The Bawdsey Quay Information Panel on the Bawdsey Village website advises us that one of the noteworthy buildings in the village is the 19th century non-conformist chapel which is now a dwelling house, but of course, unlike the parish church, that has never been physically close to the waters of the Deben. Nevertheless, I did go in search of it and in so doing I passed an Edward VIII wall-mounted Post Office letter box, one of the last surviving it seems.

The Edward VIII Post Office letter box

If we reached Bawdsey by foot or on bicycles then we could now continue church spotting on the western shores of the Deben by taking the ferry from Bawdsey Quay to Felixstowe Ferry. However I have to admit that I have got thus far by car, for which the only available crossing is Wilford Bridge at Melton where we will visit what Simon Knott describes as the
‘wayward’ St Andrew’s. That will be the start of Part 3B.

Ferry, Car or even boat despite the chilly weather? Low water soon, judging by the horse, so could be a good run up-river with an incoming tide. But Brrrrr.

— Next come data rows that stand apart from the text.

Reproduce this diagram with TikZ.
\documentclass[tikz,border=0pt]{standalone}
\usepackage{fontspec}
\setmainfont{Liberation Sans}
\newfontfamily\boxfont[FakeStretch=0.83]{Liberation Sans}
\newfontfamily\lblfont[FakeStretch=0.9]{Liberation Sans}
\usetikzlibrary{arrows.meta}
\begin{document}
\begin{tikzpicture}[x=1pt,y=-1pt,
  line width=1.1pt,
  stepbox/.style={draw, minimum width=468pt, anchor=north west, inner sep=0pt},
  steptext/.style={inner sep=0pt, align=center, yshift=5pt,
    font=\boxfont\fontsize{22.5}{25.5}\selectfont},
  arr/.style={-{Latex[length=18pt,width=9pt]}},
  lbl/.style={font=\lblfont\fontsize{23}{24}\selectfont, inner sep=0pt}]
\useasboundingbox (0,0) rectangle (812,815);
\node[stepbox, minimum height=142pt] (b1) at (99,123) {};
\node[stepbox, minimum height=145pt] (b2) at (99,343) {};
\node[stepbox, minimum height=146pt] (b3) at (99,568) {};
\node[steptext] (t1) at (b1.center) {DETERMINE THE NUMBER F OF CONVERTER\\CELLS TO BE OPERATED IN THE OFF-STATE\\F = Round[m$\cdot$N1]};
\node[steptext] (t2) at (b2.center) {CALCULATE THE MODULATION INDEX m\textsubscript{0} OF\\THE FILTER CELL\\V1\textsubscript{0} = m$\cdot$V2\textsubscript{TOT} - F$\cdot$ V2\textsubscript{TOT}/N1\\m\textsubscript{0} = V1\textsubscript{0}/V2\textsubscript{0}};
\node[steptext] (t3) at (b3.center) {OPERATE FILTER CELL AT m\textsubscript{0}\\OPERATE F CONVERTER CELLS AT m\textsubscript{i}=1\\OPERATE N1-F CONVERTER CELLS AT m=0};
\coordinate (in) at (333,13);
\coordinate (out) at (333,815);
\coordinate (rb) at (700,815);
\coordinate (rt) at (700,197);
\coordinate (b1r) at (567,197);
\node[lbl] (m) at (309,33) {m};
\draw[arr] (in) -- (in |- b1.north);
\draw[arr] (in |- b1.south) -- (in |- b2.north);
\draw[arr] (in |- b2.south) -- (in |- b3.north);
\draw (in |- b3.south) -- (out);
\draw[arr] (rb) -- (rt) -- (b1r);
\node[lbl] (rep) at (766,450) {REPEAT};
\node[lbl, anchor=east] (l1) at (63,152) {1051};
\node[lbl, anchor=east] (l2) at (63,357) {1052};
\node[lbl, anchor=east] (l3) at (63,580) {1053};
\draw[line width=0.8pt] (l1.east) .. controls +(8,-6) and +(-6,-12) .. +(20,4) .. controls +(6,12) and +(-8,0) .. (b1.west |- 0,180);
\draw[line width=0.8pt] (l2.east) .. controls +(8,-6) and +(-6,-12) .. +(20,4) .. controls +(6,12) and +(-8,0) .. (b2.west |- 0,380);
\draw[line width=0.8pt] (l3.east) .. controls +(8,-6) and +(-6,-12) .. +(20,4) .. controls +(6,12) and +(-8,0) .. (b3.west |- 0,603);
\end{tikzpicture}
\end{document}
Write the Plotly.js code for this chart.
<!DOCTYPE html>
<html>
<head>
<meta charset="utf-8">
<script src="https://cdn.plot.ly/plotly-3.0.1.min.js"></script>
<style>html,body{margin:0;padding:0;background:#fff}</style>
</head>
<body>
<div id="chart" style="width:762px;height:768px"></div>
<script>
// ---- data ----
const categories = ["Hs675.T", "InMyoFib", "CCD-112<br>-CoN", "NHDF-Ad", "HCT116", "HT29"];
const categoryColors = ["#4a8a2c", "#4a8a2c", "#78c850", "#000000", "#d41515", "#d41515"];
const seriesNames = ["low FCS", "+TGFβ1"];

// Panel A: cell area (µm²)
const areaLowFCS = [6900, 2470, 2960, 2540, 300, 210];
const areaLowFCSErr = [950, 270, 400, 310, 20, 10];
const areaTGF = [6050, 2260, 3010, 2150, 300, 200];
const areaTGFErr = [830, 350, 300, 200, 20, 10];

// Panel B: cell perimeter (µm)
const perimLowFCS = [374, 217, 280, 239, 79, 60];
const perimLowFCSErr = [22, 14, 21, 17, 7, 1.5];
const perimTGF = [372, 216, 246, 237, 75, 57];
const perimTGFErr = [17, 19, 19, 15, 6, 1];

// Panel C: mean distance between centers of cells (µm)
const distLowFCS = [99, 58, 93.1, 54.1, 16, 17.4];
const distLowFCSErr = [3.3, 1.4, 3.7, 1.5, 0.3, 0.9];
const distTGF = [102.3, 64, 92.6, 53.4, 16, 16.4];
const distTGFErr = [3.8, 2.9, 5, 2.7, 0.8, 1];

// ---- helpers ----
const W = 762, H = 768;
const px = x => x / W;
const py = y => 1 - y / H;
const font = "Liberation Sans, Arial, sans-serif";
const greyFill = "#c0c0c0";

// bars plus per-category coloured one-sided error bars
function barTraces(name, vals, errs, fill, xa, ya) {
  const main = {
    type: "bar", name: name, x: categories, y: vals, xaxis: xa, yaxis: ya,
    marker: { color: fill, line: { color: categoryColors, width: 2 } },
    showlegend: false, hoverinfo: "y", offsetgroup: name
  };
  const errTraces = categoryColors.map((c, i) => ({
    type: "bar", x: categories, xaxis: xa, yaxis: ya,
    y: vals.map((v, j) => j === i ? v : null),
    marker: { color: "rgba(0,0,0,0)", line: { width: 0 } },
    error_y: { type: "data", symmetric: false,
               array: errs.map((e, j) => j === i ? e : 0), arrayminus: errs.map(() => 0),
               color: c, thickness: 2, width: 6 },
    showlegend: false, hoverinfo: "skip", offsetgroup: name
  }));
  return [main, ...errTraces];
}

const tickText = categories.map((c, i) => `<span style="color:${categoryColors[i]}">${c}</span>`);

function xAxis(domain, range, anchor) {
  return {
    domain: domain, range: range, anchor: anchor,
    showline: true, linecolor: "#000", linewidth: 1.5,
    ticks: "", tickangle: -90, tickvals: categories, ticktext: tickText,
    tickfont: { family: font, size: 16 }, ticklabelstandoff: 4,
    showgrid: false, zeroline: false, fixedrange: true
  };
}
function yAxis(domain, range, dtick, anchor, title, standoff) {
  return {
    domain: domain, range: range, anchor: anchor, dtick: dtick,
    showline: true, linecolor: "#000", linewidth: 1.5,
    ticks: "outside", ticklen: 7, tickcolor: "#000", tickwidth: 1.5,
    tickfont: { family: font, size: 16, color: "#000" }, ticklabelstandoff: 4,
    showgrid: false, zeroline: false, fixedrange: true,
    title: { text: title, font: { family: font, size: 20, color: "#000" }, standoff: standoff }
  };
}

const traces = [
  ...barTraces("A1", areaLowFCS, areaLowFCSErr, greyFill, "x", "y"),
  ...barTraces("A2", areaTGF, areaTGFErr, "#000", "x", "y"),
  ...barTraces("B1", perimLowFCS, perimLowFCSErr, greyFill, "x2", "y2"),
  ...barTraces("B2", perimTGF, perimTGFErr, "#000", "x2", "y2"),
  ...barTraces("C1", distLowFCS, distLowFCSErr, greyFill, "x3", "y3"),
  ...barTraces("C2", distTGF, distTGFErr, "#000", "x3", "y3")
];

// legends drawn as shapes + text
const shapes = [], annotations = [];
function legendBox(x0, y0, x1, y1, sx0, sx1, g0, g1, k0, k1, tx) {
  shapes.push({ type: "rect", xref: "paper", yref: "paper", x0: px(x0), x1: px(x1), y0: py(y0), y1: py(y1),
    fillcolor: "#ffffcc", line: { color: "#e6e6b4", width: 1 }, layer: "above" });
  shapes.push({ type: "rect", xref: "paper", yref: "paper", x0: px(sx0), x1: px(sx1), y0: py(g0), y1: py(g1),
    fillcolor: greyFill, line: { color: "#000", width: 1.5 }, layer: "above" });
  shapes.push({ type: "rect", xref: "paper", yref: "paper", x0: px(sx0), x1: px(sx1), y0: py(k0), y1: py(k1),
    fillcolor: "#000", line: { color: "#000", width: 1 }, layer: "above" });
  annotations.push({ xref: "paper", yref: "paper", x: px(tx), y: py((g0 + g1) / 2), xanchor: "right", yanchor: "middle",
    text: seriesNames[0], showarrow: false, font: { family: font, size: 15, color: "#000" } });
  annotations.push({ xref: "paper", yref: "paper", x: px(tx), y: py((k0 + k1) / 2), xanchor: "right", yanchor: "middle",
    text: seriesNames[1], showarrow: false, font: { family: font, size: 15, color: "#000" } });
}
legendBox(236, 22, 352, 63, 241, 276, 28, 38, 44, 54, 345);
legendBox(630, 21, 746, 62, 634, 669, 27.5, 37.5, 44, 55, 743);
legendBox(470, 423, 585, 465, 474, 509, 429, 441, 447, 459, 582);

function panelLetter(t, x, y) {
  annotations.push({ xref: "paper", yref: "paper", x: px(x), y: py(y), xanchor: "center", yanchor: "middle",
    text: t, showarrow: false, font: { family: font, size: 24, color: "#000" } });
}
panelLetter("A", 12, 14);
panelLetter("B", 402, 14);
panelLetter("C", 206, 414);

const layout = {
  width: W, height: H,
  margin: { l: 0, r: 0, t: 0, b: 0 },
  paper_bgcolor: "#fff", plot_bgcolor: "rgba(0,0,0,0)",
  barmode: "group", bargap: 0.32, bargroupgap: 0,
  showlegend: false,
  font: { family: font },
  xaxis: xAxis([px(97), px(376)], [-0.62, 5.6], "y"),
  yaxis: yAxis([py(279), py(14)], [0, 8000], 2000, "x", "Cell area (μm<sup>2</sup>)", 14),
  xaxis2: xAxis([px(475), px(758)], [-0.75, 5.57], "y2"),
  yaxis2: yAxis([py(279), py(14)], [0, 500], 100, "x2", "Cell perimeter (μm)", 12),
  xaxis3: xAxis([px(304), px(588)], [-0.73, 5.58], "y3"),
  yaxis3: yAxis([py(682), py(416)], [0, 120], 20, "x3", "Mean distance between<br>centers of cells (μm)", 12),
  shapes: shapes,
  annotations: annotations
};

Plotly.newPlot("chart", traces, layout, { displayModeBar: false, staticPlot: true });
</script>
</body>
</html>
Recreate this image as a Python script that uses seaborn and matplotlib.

Dr Gareth Thomas MD., LL.M., FRCOG

Gareth Thomas retired as a local Consultant Obstetrician and Gynaecologist in 2010 and left the medicolegal world of Expertise in 2015. He and his wife Alison moved to Waldringfield from Rushmere Road, Ipswich in 2006, having previously lived in Nacton for nine years from 1979 – so they are getting to know the South Suffolk peninsula reasonably well! In 2007 Gareth became a founder member of the Waldringfield History Group and for ten years from 2010 he was Chairman of the Group. The end of his tenure of office coincided neatly with the publication of Waldringfield – a Suffolk Village beside the River Deben.  The book was a combined effort on the part of all members of the small Group, but Gareth was one of the three members who took responsibility for the editing and management.

Never known for sitting about, Gareth may be seen around Waldringfield walking his dogs, on the water on ‘Blazer’ or crabbing with some of his younger grandchildren. He is also too well known (in his opinion) for his involvement in the village pantomimes.

For the last twenty-three years he and Alison have had a family home in the valley of the Vezere in south-west France where Gareth has been able to maintain a managed meadow and plant well over one hundred trees.